What to produce :: Can the data below be set down again exactly, line for line?
################
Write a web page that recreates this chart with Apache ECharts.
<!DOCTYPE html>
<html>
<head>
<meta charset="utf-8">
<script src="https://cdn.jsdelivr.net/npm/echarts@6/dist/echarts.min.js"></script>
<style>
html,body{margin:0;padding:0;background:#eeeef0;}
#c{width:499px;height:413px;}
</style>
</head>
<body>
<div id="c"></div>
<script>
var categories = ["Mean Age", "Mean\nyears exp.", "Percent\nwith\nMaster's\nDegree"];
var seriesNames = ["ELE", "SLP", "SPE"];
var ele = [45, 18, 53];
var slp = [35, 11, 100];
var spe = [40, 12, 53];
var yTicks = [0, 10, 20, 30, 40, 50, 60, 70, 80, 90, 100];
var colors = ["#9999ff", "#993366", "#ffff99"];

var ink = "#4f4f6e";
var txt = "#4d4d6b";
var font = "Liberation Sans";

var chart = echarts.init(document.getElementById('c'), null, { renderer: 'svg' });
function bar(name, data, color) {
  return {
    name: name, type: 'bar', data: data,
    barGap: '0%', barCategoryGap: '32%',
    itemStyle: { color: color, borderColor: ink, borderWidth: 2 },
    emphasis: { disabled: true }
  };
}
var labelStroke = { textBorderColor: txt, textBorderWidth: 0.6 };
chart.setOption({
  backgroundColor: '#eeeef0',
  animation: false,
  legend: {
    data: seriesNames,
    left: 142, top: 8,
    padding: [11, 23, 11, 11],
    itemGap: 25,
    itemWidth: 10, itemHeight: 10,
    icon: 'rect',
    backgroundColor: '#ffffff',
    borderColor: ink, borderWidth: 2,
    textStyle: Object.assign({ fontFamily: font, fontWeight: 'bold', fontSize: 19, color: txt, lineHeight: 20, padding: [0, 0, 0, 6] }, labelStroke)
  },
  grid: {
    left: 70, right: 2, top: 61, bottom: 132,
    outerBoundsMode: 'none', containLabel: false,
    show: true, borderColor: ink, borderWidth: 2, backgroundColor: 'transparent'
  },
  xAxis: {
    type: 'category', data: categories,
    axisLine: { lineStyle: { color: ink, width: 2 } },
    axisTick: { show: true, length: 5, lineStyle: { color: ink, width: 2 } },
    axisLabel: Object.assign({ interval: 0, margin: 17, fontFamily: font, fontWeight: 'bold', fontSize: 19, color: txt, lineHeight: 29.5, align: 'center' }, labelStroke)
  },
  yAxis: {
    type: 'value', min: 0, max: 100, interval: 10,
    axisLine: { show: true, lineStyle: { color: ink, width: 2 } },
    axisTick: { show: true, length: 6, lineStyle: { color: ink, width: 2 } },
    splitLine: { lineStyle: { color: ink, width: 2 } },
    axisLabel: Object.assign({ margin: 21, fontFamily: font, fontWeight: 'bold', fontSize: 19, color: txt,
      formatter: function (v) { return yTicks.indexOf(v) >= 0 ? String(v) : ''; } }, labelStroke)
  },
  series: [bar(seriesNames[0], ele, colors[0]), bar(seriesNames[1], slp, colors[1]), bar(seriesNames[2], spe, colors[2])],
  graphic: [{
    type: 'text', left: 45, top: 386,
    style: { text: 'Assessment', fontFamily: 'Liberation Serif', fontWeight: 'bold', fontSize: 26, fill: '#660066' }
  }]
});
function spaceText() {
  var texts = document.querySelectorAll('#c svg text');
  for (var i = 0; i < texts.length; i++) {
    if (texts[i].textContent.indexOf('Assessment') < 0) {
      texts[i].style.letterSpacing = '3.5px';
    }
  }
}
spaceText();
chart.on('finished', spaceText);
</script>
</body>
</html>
################
Output for this exercise ::
Write a web page that recreates this chart with Apache ECharts.
<!DOCTYPE html>
<html>
<head>
<meta charset="utf-8">
<script src="https://cdn.jsdelivr.net/npm/echarts@6/dist/echarts.min.js"></script>
<style>
html,body{margin:0;padding:0;background:#eeeef0;}
#c{width:499px;height:413px;}
</style>
</head>
<body>
<div id="c"></div>
<script>
var categories = ["Mean Age", "Mean\nyears exp.", "Percent\nwith\nMaster's\nDegree"];
var seriesNames = ["ELE", "SLP", "SPE"];
var ele = [45, 18, 53];
var slp = [35, 11, 100];
var spe = [40, 12, 53];
var yTicks = [0, 10, 20, 30, 40, 50, 60, 70, 80, 90, 100];
var colors = ["#9999ff", "#993366", "#ffff99"];

var ink = "#4f4f6e";
var txt = "#4d4d6b";
var font = "Liberation Sans";

var chart = echarts.init(document.getElementById('c'), null, { renderer: 'svg' });
function bar(name, data, color) {
  return {
    name: name, type: 'bar', data: data,
    barGap: '0%', barCategoryGap: '32%',
    itemStyle: { color: color, borderColor: ink, borderWidth: 2 },
    emphasis: { disabled: true }
  };
}
var labelStroke = { textBorderColor: txt, textBorderWidth: 0.6 };
chart.setOption({
  backgroundColor: '#eeeef0',
  animation: false,
  legend: {
    data: seriesNames,
    left: 142, top: 8,
    padding: [11, 23, 11, 11],
    itemGap: 25,
    itemWidth: 10, itemHeight: 10,
    icon: 'rect',
    backgroundColor: '#ffffff',
    borderColor: ink, borderWidth: 2,
    textStyle: Object.assign({ fontFamily: font, fontWeight: 'bold', fontSize: 19, color: txt, lineHeight: 20, padding: [0, 0, 0, 6] }, labelStroke)
  },
  grid: {
    left: 70, right: 2, top: 61, bottom: 132,
    outerBoundsMode: 'none', containLabel: false,
    show: true, borderColor: ink, borderWidth: 2, backgroundColor: 'transparent'
  },
  xAxis: {
    type: 'category', data: categories,
    axisLine: { lineStyle: { color: ink, width: 2 } },
    axisTick: { show: true, length: 5, lineStyle: { color: ink, width: 2 } },
    axisLabel: Object.assign({ interval: 0, margin: 17, fontFamily: font, fontWeight: 'bold', fontSize: 19, color: txt, lineHeight: 29.5, align: 'center' }, labelStroke)
  },
  yAxis: {
    type: 'value', min: 0, max: 100, interval: 10,
    axisLine: { show: true, lineStyle: { color: ink, width: 2 } },
    axisTick: { show: true, length: 6, lineStyle: { color: ink, width: 2 } },
    splitLine: { lineStyle: { color: ink, width: 2 } },
    axisLabel: Object.assign({ margin: 21, fontFamily: font, fontWeight: 'bold', fontSize: 19, color: txt,
      formatter: function (v) { return yTicks.indexOf(v) >= 0 ? String(v) : ''; } }, labelStroke)
  },
  series: [bar(seriesNames[0], ele, colors[0]), bar(seriesNames[1], slp, colors[1]), bar(seriesNames[2], spe, colors[2])],
  graphic: [{
    type: 'text', left: 45, top: 386,
    style: { text: 'Assessment', fontFamily: 'Liberation Serif', fontWeight: 'bold', fontSize: 26, fill: '#660066' }
  }]
});
function spaceText() {
  var texts = document.querySelectorAll('#c svg text');
  for (var i = 0; i < texts.length; i++) {
    if (texts[i].textContent.indexOf('Assessment') < 0) {
      texts[i].style.letterSpacing = '3.5px';
    }
  }
}
spaceText();
chart.on('finished', spaceText);
</script>
</body>
</html>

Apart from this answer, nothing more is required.